One of the main objectives of the NGO is to raise awareness on the alleged persecution and support the struggle of Sindhis for the recognition of their right to self-determination.
More on Sindh province
Britian invaded Sindh during the colonisation era and occupied the commercial hub of Karachi - Sindh's provincial capital and Pakistan's largets city - in 1839.
Sindh became part of the British India's Bombay Presidency in 1847 and became a separate province in 1936.
When Pakistan became independent from British India in 1947, Sindh was annexed to the new state.
Sindh has the second largest economy in Pakistan and it is the most industrialised province in the country. Is is inhabited by some 30.4 million people, the majority of whom are Muslims (83%), followed by Hindus (16%).
IBTimes UK spoke with Dr Lakhu Luhana, chairman of the congress, who warned Sindhi people are marginalised in all aspects of Pakistani society and are at risk of being converted into an ethnic minority.
In July, local media reported that Pakistan's Counter Terrorism Department claimed a new network of terrorists had emerged in Sindh.
However, according to Luhana, religious extremism in the Sindh province is spread with the help of Pakistani authorities in order to counter Sindhi people's secular views.
He also alleged that religious fanatics will continue to spread around the world unless the international community intervenes and stops abuses carried out in Pakistan.
Commentators have compared the human rights abuses allegedly occurring in Sindh to those taking place in Balochistan, another province of Pakistan, where people are often abducted, tortured and killed.
Balochistan activists claim Pakistan cracks down on those who demand independence, while the international community stays silent.
Human Rights Watch has released several reports on abducted people in Balochistan.
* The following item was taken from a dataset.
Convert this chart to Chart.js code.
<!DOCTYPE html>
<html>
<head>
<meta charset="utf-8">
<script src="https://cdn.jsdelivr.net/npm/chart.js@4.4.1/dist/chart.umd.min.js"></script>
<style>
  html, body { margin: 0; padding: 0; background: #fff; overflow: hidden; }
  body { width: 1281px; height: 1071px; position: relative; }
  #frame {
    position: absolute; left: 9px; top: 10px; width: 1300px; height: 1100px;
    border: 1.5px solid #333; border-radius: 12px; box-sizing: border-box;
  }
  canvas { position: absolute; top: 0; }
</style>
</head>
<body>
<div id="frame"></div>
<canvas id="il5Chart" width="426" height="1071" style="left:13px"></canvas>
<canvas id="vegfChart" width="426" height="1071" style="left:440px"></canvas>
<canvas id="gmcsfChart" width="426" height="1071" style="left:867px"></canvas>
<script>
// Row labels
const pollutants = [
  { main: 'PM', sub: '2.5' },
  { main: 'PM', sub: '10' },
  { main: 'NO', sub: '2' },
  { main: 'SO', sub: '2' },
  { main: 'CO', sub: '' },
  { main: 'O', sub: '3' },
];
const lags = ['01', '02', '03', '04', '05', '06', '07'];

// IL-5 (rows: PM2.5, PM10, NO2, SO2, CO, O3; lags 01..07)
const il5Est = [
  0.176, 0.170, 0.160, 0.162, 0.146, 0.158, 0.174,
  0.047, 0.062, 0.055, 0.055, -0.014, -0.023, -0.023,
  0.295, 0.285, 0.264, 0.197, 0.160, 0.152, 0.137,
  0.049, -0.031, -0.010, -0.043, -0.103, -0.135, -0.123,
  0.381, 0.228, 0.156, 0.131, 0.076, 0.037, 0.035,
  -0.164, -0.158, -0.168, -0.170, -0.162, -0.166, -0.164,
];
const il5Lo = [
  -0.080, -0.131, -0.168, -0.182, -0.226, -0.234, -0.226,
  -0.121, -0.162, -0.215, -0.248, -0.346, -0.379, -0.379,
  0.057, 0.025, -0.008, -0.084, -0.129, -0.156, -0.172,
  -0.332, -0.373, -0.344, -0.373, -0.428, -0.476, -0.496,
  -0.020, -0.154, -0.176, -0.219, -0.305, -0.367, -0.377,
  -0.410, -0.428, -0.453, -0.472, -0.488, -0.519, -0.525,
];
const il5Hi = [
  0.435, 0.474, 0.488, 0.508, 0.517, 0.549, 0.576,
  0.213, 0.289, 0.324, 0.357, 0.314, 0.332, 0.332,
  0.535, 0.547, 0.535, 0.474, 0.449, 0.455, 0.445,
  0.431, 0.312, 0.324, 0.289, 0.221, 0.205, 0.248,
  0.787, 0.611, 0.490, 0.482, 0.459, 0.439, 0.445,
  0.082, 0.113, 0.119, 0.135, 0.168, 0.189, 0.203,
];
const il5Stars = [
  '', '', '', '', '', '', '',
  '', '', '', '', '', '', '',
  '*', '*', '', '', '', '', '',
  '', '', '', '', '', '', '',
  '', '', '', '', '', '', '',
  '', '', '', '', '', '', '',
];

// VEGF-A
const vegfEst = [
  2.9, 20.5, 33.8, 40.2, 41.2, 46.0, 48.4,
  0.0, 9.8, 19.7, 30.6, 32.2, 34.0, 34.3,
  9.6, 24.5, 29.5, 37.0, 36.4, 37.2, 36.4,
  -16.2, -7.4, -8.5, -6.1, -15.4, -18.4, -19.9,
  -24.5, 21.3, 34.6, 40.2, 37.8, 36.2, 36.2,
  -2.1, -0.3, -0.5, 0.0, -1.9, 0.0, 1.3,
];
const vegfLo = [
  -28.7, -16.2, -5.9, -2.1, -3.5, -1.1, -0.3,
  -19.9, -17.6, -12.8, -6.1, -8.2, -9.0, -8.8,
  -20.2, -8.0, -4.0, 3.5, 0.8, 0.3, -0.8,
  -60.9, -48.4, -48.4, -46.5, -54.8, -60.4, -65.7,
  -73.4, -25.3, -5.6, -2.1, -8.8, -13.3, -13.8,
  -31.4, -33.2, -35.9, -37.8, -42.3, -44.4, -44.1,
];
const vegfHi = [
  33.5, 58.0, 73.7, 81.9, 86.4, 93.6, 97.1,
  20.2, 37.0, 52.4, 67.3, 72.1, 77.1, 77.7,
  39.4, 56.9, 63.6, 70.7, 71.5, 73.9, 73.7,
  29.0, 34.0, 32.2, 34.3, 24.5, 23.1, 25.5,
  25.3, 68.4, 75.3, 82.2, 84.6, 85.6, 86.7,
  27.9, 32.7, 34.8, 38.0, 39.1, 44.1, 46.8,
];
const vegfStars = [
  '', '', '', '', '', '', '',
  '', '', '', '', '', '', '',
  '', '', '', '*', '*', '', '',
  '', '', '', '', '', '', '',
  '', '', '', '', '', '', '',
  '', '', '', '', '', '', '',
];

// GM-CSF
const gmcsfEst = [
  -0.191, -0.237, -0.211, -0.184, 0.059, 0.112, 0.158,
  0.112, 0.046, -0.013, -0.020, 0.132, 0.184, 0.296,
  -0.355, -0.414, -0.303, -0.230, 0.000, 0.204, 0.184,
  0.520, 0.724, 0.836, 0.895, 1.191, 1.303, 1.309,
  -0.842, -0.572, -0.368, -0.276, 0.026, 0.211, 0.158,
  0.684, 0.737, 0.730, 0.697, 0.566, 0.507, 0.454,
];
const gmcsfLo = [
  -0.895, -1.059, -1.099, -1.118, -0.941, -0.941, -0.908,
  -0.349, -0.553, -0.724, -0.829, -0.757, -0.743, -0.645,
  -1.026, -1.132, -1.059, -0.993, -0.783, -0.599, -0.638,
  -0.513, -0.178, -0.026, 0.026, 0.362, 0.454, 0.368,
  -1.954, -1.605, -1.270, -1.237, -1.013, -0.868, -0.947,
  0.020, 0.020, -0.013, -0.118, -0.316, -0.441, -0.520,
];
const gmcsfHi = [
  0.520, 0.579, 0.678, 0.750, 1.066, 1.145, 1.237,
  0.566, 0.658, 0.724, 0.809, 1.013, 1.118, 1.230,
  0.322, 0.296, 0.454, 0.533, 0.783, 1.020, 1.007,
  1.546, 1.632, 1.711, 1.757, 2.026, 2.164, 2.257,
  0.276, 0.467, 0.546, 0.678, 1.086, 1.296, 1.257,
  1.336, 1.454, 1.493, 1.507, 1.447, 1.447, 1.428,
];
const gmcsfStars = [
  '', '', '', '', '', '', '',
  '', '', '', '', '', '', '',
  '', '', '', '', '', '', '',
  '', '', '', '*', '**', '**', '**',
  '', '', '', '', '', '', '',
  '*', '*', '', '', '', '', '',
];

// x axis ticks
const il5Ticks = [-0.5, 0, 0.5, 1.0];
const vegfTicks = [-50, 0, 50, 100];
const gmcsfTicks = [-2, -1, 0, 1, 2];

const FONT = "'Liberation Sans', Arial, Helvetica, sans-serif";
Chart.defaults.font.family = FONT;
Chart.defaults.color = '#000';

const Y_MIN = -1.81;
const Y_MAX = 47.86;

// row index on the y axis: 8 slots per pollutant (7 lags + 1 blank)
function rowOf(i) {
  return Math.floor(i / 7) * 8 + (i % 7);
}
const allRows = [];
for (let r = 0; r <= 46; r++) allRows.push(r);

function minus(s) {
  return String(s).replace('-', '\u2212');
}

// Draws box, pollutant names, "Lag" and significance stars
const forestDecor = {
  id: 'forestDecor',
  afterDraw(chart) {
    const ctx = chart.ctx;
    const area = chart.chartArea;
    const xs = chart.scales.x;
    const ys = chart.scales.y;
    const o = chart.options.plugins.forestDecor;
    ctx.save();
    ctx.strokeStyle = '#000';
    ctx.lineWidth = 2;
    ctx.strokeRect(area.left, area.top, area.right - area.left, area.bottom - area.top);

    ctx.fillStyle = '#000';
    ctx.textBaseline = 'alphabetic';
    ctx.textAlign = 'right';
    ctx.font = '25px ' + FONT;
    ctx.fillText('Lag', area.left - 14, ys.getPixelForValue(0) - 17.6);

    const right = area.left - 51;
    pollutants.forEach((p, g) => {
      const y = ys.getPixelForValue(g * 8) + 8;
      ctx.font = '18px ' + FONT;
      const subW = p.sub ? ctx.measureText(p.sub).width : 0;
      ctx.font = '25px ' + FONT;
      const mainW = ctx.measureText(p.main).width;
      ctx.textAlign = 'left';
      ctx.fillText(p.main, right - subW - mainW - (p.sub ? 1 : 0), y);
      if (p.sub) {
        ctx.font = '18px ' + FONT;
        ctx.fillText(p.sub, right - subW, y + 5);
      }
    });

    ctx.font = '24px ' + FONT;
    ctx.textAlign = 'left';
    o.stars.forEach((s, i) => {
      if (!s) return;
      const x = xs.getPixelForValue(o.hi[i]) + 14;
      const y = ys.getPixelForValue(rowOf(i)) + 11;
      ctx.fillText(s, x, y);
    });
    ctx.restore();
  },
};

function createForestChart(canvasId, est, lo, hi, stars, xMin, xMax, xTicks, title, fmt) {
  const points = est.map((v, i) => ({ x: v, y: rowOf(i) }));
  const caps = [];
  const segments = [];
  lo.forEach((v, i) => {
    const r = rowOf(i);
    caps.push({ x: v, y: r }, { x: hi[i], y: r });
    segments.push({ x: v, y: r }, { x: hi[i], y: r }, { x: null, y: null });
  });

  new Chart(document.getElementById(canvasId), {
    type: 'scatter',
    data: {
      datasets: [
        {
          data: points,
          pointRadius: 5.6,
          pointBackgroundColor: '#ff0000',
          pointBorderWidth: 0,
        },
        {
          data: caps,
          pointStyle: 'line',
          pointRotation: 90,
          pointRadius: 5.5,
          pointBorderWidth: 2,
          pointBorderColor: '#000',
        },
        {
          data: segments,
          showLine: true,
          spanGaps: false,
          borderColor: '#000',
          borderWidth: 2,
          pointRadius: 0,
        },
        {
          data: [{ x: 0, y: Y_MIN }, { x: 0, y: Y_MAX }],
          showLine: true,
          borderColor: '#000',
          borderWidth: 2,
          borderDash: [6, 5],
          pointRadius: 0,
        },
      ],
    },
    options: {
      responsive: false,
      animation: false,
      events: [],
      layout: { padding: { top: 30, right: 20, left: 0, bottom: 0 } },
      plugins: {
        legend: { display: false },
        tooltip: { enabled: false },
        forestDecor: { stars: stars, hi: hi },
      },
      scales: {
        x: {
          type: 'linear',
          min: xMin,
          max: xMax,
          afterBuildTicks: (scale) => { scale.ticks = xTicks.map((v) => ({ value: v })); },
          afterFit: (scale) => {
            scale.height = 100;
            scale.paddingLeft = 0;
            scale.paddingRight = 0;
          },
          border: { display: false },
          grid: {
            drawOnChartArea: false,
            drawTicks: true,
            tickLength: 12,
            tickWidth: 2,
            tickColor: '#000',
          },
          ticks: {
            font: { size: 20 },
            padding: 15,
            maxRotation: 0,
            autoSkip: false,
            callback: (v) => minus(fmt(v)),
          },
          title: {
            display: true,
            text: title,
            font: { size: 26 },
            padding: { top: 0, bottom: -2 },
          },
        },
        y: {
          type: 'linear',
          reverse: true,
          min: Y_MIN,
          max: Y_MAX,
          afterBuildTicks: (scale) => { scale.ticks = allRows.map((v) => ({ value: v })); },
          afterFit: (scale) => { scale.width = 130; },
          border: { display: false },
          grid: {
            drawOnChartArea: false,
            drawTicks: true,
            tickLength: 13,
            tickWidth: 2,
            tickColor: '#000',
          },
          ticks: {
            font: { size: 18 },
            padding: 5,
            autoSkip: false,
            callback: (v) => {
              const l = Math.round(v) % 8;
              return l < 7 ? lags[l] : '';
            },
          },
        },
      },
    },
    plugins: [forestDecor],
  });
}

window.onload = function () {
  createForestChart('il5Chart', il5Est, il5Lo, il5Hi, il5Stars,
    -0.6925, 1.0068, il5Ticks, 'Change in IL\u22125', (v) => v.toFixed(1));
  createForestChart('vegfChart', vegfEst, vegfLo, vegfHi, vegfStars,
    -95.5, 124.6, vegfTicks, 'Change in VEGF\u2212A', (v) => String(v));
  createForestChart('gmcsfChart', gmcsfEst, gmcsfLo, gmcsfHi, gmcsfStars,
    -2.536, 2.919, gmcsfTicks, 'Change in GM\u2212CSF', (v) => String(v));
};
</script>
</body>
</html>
In 2015, the NGO said that since 2009, authorities have recovered the bodies of 4,557 suspected victims of enforced disappearance and subsequent extrajudicial execution, of which 266 remain unidentified.
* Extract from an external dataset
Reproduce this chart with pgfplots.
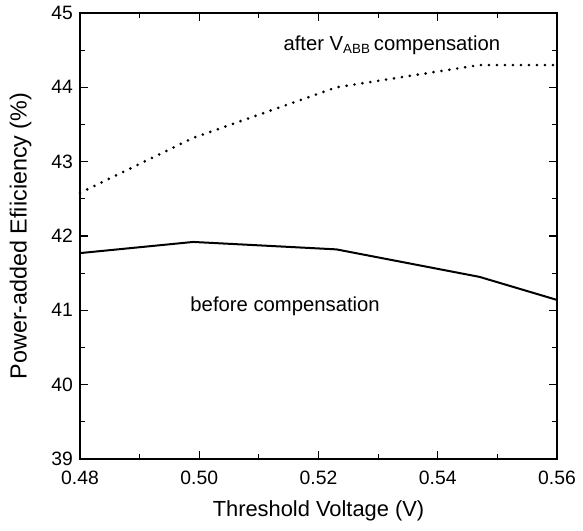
\documentclass[border=0pt]{standalone}
\usepackage{fontspec}
\setmainfont{Liberation Sans}
\usepackage{pgfplots}
\pgfplotsset{compat=1.18}

\begin{document}
\fontsize{15.2}{18}\selectfont
\begin{tikzpicture}
\begin{axis}[
  scale only axis,
  width=357.75pt, height=334.5pt,
  xmin=0.48, xmax=0.56, ymin=39, ymax=45,
  xtick={0.48,0.50,0.52,0.54,0.56},
  xticklabels={0.48,0.50,0.52,0.54,0.56},
  ytick={39,40,41,42,43,44,45},
  minor x tick num=1, minor y tick num=1,
  tick align=inside,
  major tick length=6pt, minor tick length=3.5pt,
  axis line style={line width=0.8pt},
  every tick/.style={line width=0.8pt, black},
  /pgf/number format/assume math mode=true,
  ticklabel style={font=\fontsize{14.5}{17}\selectfont},
  xticklabel style={yshift=-4pt},
  every axis x label/.style={at={(axis description cs:0.5,0)}, anchor=center, yshift=-39pt, font=\fontsize{16.4}{19}\selectfont},
  every axis y label/.style={at={(axis description cs:0,0.5)}, anchor=center, rotate=90, yshift=44.5pt, font=\fontsize{17.5}{20}\selectfont},
  xlabel={Threshold Voltage (V)},
  ylabel={Power-added Efiiciency (\%)},
  clip=false,
]
% before compensation
\addplot[black, line width=1.5pt] coordinates {
  (0.480,41.77) (0.499,41.92) (0.523,41.82) (0.547,41.45) (0.560,41.14)
};
% after V_ABB compensation
\addplot[black, line width=2.2pt, line cap=round, dash pattern=on 0pt off 6pt] coordinates {
  (0.480,42.58) (0.499,43.32) (0.523,44.00) (0.547,44.30) (0.560,44.30)
};
\node at (axis cs:0.5323,44.56) {after V\textsubscript{\fontsize{10}{11}\selectfont ABB}\,compensation};
\node at (axis cs:0.5144,41.06) {before compensation};
\end{axis}
\pgfresetboundingbox
\useasboundingbox (current axis.south west) ++(-60pt,-53.25pt) rectangle ([xshift=19.5pt,yshift=9.75pt]current axis.north east);
\end{tikzpicture}
\end{document}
In 2009, Amnesty International warned Aakash Mallah, vice-chairman of the Sindh nationalist party Jeay SindhQaumi Mahaz (JSQM), and JSQM activist Noor Mohammad Khaskheli were at risk of execution after being abducted in Sindh.
IBTimes UK contacted the London High Commission for Pakistan for comments on alleged abuses committed in Sindh but has not received a response at the time of publishing.
In a previous interview on alleged abuses in Balochistan, the commission told IBTimes UK: "The allegation that Pakistan Army 'routinely abducts and kills' Baloch people for demanding independence from Pakistan is completely false. Balochistan is an undisputed and integral part of Pakistan from its very inception.
"There are some political and economic grievances which have been raised by the Balochistan province over the years. The Federal government is cognisant of these and is making efforts to address this through a political process and economic measures."